A UV-resistant clear coat spray gives the longest-lasting protection, typically holding up for one to three years depending on sun exposure. Automotive-grade 2K clear coats with UV inhibitors are the most durable option and create a hard, self-contained protective layer. Apply in thin, even coats and allow full cure time before handling.

If you’d rather not spray clear coat, a ceramic coating is a strong alternative. Ceramic coatings bond chemically to the resin surface and provide UV filtering, hydrophobic protection, and scratch resistance for one to two years. They’re easier to apply than clear coat (just wipe on and buff off) but don’t build as thick a protective layer.

At minimum, apply a quality carnauba or synthetic wax. This offers the least long-term protection, usually lasting a few months before reapplication, but it’s the simplest approach and still slows UV degradation noticeably. Whichever method you choose, reapply or inspect the protection layer every few months if the part lives outdoors.

When the Damage Goes Deeper

If wet sanding revealed bare fibers, or if the resin is cracked, chipped, or peeling away from the weave, polishing alone won’t fix the problem.

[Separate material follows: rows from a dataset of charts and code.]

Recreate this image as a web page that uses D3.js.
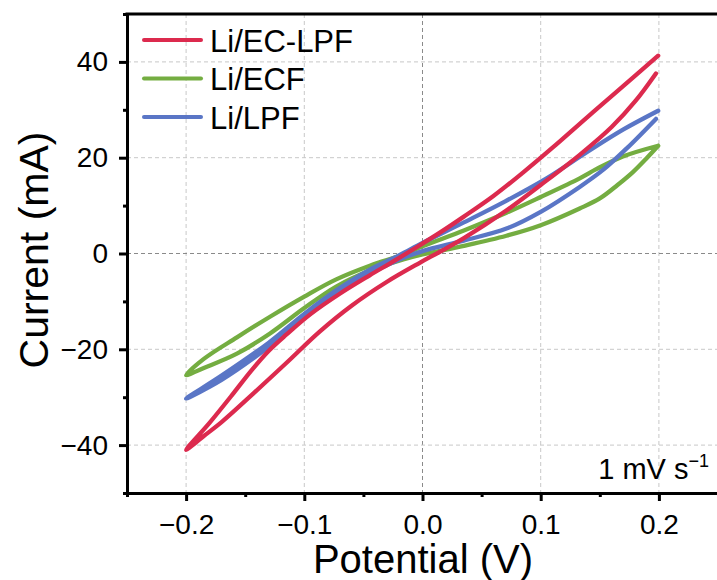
<!DOCTYPE html>
<html>
<head>
<meta charset="utf-8">
<script src="https://cdn.jsdelivr.net/npm/d3@7"></script>
<style>
  body { margin: 0; background: #fff; }
  svg { display: block; font-family: "Liberation Sans", Arial, sans-serif; }
</style>
</head>
<body>
<div class="canvas"></div>
<script>
// CV loops, potential (V) and current (mA)
const redPotential = [0.1994, 0.17, 0.14, 0.11, 0.085, 0.06, 0.035, 0.015, -0.005, -0.025, -0.045, -0.07, -0.095, -0.115, -0.13, -0.145, -0.16, -0.18, -0.2,
    -0.185, -0.17, -0.143, -0.115, -0.087, -0.06, -0.03, -0.002, 0.015, 0.035, 0.07, 0.1, 0.133, 0.16, 0.18, 0.1975];
const redCurrent = [41.3, 35.0, 28.6, 22.1, 16.9, 12.0, 7.7, 4.4, 1.3, -1.7, -4.6, -8.4, -12.7, -16.9, -20.3, -24.5, -29.2, -35.3, -41.0,
    -38.1, -35.2, -29.2, -22.8, -16.3, -10.9, -5.9, -1.9, 0.4, 3.2, 8.8, 14.3, 20.6, 26.4, 31.8, 37.6];

const greenPotential = [0.1994, 0.17, 0.147, 0.133, 0.1, 0.071, 0.035, 0.0, -0.017, -0.044, -0.073, -0.1, -0.129, -0.157, -0.185, -0.2,
    -0.185, -0.157, -0.129, -0.1, -0.073, -0.044, -0.017, 0.0, 0.035, 0.071, 0.1, 0.133, 0.15, 0.165, 0.178, 0.19, 0.1994];
const greenCurrent = [22.5, 20.3, 17.6, 15.7, 11.8, 8.5, 4.8, 1.5, -0.3, -2.5, -5.4, -9.0, -13.2, -17.5, -22.0, -25.4,
    -23.9, -20.9, -16.7, -11.4, -6.9, -3.5, -1.3, -0.2, 1.6, 3.7, 5.9, 9.4, 11.5, 14.3, 17.0, 20.0, 22.5];

const bluePotential = [0.1994, 0.17, 0.14, 0.105, 0.07, 0.035, 0.0, -0.02, -0.045, -0.073, -0.1, -0.13, -0.17, -0.2,
    -0.17, -0.13, -0.1, -0.073, -0.045, -0.02, 0.0, 0.035, 0.071, 0.1, 0.133, 0.153, 0.173, 0.1975];
const blueCurrent = [29.8, 25.9, 21.3, 15.7, 10.9, 6.5, 2.2, -0.4, -3.4, -7.7, -12.6, -18.6, -25.5, -30.3,
    -26.4, -19.5, -13.5, -8.6, -4.3, -1.3, 0.5, 2.7, 5.2, 8.7, 13.9, 17.5, 22.0, 28.1];

const seriesNames = ['Li/EC-LPF', 'Li/ECF', 'Li/LPF'];
const seriesColors = ['#dc2a4e', '#74ad41', '#5a76c6'];

const xMajor = [-0.2, -0.1, 0.0, 0.1, 0.2];
const xMinor = [-0.25, -0.15, -0.05, 0.05, 0.15, 0.25];
const yMajor = [-40, -20, 0, 20, 40];
const yMinor = [-50, -30, -10, 10, 30, 50];

const series = [
    {name: seriesNames[0], color: seriesColors[0], pts: redPotential.map((v, i) => [v, redCurrent[i]])},
    {name: seriesNames[1], color: seriesColors[1], pts: greenPotential.map((v, i) => [v, greenCurrent[i]])},
    {name: seriesNames[2], color: seriesColors[2], pts: bluePotential.map((v, i) => [v, blueCurrent[i]])}
];

const svg = d3.select('.canvas')
    .append('svg')
        .attr('width', 717)
        .attr('height', 580);

const x = d3.scaleLinear().domain([-0.25, 0.25]).range([127, 718]);
const y = d3.scaleLinear().domain([-50, 50]).range([493, 14]);

// grid
const grid = svg.append('g');
grid.selectAll('.gx')
    .data(xMajor)
    .enter().append('line')
        .attr('x1', d => x(d)).attr('x2', d => x(d))
        .attr('y1', y(50)).attr('y2', y(-50))
        .attr('stroke', d => d === 0 ? '#8a8a8a' : '#c8c8c8')
        .attr('stroke-width', 1)
        .attr('stroke-dasharray', '4,3');
grid.selectAll('.gy')
    .data(yMajor)
    .enter().append('line')
        .attr('x1', x(-0.25)).attr('x2', 717)
        .attr('y1', d => y(d)).attr('y2', d => y(d))
        .attr('stroke', d => d === 0 ? '#8a8a8a' : '#c8c8c8')
        .attr('stroke-width', 1)
        .attr('stroke-dasharray', '4,3');

// curves (red on top)
const line = d3.line()
    .x(d => x(d[0]))
    .y(d => y(d[1]))
    .curve(d3.curveCatmullRom.alpha(0.5));

svg.append('g')
    .selectAll('path')
    .data([series[1], series[2], series[0]])
    .enter().append('path')
        .attr('d', d => line(d.pts))
        .attr('fill', 'none')
        .attr('stroke', d => d.color)
        .attr('stroke-width', 4.3)
        .attr('stroke-linejoin', 'round')
        .attr('stroke-linecap', 'round');

// axes
svg.append('g')
    .attr('transform', `translate(0,${y(-50)})`)
    .call(d3.axisBottom(x).tickValues(xMajor).tickFormat(d3.format('.1f')).tickSize(8).tickSizeOuter(0).tickPadding(13));
svg.append('g')
    .attr('transform', `translate(0,${y(-50)})`)
    .call(d3.axisBottom(x).tickValues(xMinor).tickFormat('').tickSize(4).tickSizeOuter(0));

svg.append('g')
    .attr('transform', `translate(${x(-0.25)},0)`)
    .call(d3.axisLeft(y).tickValues(yMajor).tickFormat(d3.format('d')).tickSize(8).tickSizeOuter(0).tickPadding(11));
svg.append('g')
    .attr('transform', `translate(${x(-0.25)},0)`)
    .call(d3.axisLeft(y).tickValues(yMinor).tickFormat('').tickSize(4).tickSizeOuter(0));

svg.selectAll('.domain').attr('stroke', '#000').attr('stroke-width', 3);
svg.selectAll('.tick line').attr('stroke', '#000').attr('stroke-width', 3);
svg.selectAll('.tick text').attr('font-size', 28).attr('fill', '#000')
    .attr('font-family', '"Liberation Sans", Arial, sans-serif');

// top frame
svg.append('line')
    .attr('x1', x(-0.25) - 1.5).attr('x2', 717)
    .attr('y1', y(50)).attr('y2', y(50))
    .attr('stroke', '#000').attr('stroke-width', 3);

// axis titles
svg.append('text')
    .attr('x', 423).attr('y', 573)
    .attr('text-anchor', 'middle')
    .attr('font-size', 40)
    .text('Potential (V)');
svg.append('text')
    .attr('transform', 'translate(48,250) rotate(-90)')
    .attr('text-anchor', 'middle')
    .attr('font-size', 41)
    .text('Current (mA)');

// legend
const legend = svg.append('g');
series.forEach((s, i) => {
    const ly = 40 + i * 38.5;
    legend.append('line')
        .attr('x1', 144).attr('x2', 201)
        .attr('y1', ly).attr('y2', ly)
        .attr('stroke', s.color).attr('stroke-width', 4)
        .attr('stroke-linecap', 'round');
    legend.append('text')
        .attr('x', 210).attr('y', ly + 11.5)
        .attr('font-size', 31)
        .text(s.name);
});

// scan rate note
const note = svg.append('text')
    .attr('x', 709).attr('y', 479)
    .attr('text-anchor', 'end')
    .attr('font-size', 29);
note.append('tspan').text('1 mV s');
note.append('tspan').attr('dy', -12).attr('font-size', 18).text('\u22121');
</script>
</body>
</html>
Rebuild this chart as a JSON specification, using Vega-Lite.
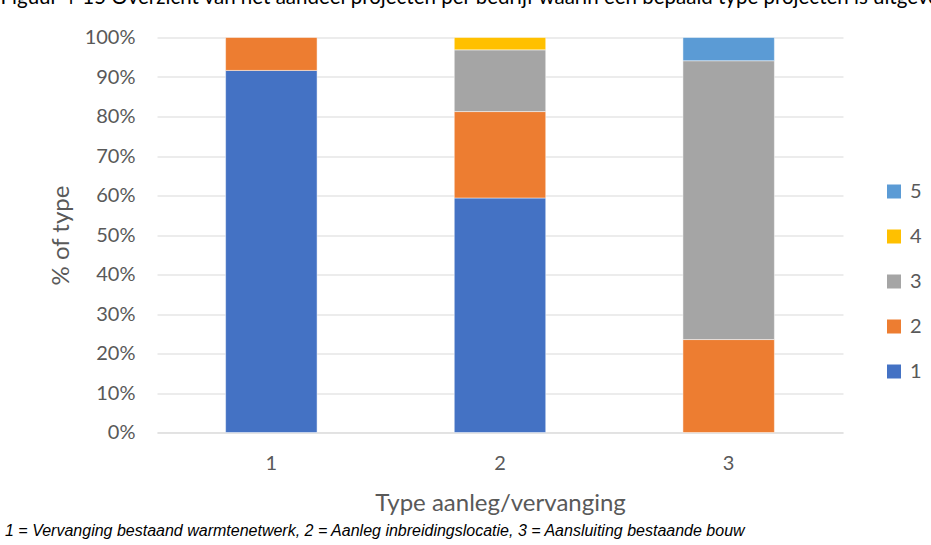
{
  "$schema": "https://vega.github.io/schema/vega-lite/v6.json",
  "width": 686,
  "height": 395,
  "autosize": "none",
  "padding": {"left": 157, "top": 37.5, "right": 88, "bottom": 112.5},
  "background": "white",
  "config": {"view": {"stroke": null}, "font": "Lato"},
  "title": {
    "text": "1 = Vervanging bestaand warmtenetwerk, 2 = Aanleg inbreidingslocatie, 3 = Aansluiting bestaande bouw",
    "orient": "bottom",
    "anchor": "start",
    "frame": "group",
    "font": "Liberation Sans",
    "fontStyle": "italic",
    "fontWeight": "normal",
    "fontSize": 16,
    "color": "black",
    "dx": -152,
    "offset": 7
  },
  "data": {
    "values": [
      {"aanleg": "1", "typeProject": "1", "share": 91.667},
      {"aanleg": "1", "typeProject": "2", "share": 8.333},
      {"aanleg": "2", "typeProject": "1", "share": 59.375},
      {"aanleg": "2", "typeProject": "2", "share": 21.875},
      {"aanleg": "2", "typeProject": "3", "share": 15.625},
      {"aanleg": "2", "typeProject": "4", "share": 3.125},
      {"aanleg": "3", "typeProject": "2", "share": 23.53},
      {"aanleg": "3", "typeProject": "3", "share": 70.59},
      {"aanleg": "3", "typeProject": "5", "share": 5.88}
    ]
  },
  "layer": [
    {
      "mark": {"type": "bar", "stroke": "#ffffff", "strokeWidth": 0.8, "strokeOpacity": 0.6},
      "encoding": {
        "x": {
          "field": "aanleg",
          "type": "nominal",
          "scale": {"paddingInner": 0.6, "paddingOuter": 0.3},
          "axis": {
            "labelAngle": 0,
            "labelFontSize": 20,
            "labelColor": "#595959",
            "labelPadding": 21,
            "ticks": false,
            "domainColor": "#d9d9d9",
            "domainWidth": 1,
            "grid": false,
            "title": "Type aanleg/vervanging",
            "titleFontSize": 24,
            "titleFontWeight": "normal",
            "titleColor": "#595959",
            "titlePadding": 18
          }
        },
        "y": {
          "field": "share",
          "type": "quantitative",
          "stack": "zero",
          "scale": {"domain": [0, 100]},
          "axis": {
            "values": [0, 10, 20, 30, 40, 50, 60, 70, 80, 90, 100],
            "labelExpr": "datum.value + '%'",
            "domain": false,
            "ticks": false,
            "gridColor": "#d9d9d9",
            "gridWidth": 1,
            "labelFontSize": 20,
            "labelColor": "#595959",
            "labelPadding": 22,
            "title": "% of type",
            "titleFontSize": 24,
            "titleFontWeight": "normal",
            "titleColor": "#595959",
            "titlePadding": 11
          }
        },
        "color": {
          "field": "typeProject",
          "type": "nominal",
          "scale": {
            "domain": ["5", "4", "3", "2", "1"],
            "range": ["#5b9bd5", "#ffc000", "#a5a5a5", "#ed7d31", "#4472c4"]
          },
          "legend": {
            "title": null,
            "orient": "none",
            "legendX": 727,
            "legendY": 144,
            "symbolType": "square",
            "symbolSize": 196,
            "symbolStrokeWidth": 0,
            "labelFontSize": 20,
            "labelColor": "#595959",
            "labelOffset": 6,
            "rowPadding": 25
          }
        },
        "order": {"field": "typeProject", "type": "ordinal", "sort": "ascending"}
      }
    },
    {
      "mark": {"type": "bar", "opacity": 0},
      "encoding": {
        "x": {
          "field": "aanleg",
          "type": "nominal",
          "axis": {
            "orient": "top",
            "labels": false,
            "ticks": false,
            "domain": false,
            "grid": false,
            "title": "Figuur 4-15 Overzicht van het aandeel projecten per bedrijf waarin een bepaald type projecten is uitgevoerd",
            "titleAnchor": "start",
            "titleAlign": "left",
            "titleBaseline": "alphabetic",
            "titleX": -157,
            "titleY": -34,
            "titleFont": "Lato",
            "titleFontSize": 20.5,
            "titleFontWeight": "normal",
            "titleColor": "#000000"
          }
        }
      }
    }
  ],
  "resolve": {"axis": {"x": "independent"}}
}
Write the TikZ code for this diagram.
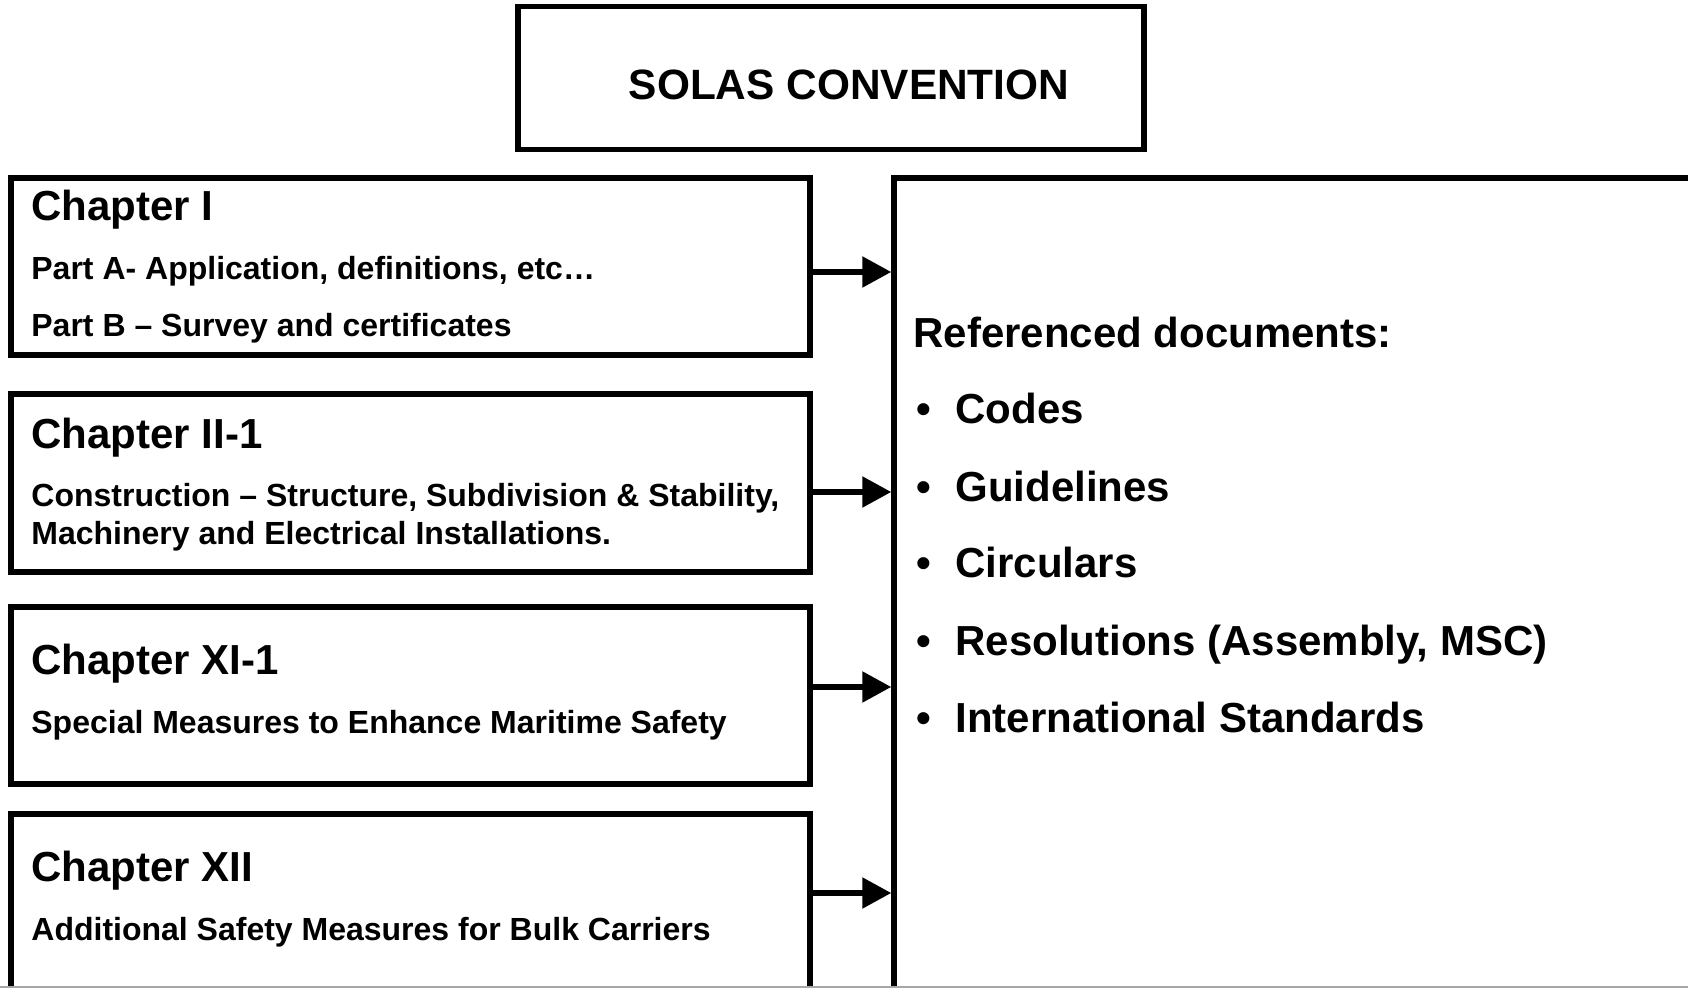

These situations require fresh resin or clear coat to rebuild the protective layer.

For small chips or spots where the weave is exposed, you can apply a thin layer of two-part epoxy resin directly over the fibers, let it cure, then sand and polish the repaired area to blend it with the surrounding surface. For larger areas of failed resin, strip the remaining loose material, clean and degrease the surface using the acetone-then-alcohol method, and apply multiple thin coats of clear epoxy or automotive clear coat. Each coat needs to cure fully before sanding with fine grit and applying the next.

Structural damage, such as cracks that go through the fibers themselves, visible delamination where layers are separating, or areas that flex when pressed, changes the equation entirely. These parts may be compromised and should be evaluated rather than simply refinished, especially if they’re load-bearing components like bike frames, car body panels, or aerospace parts.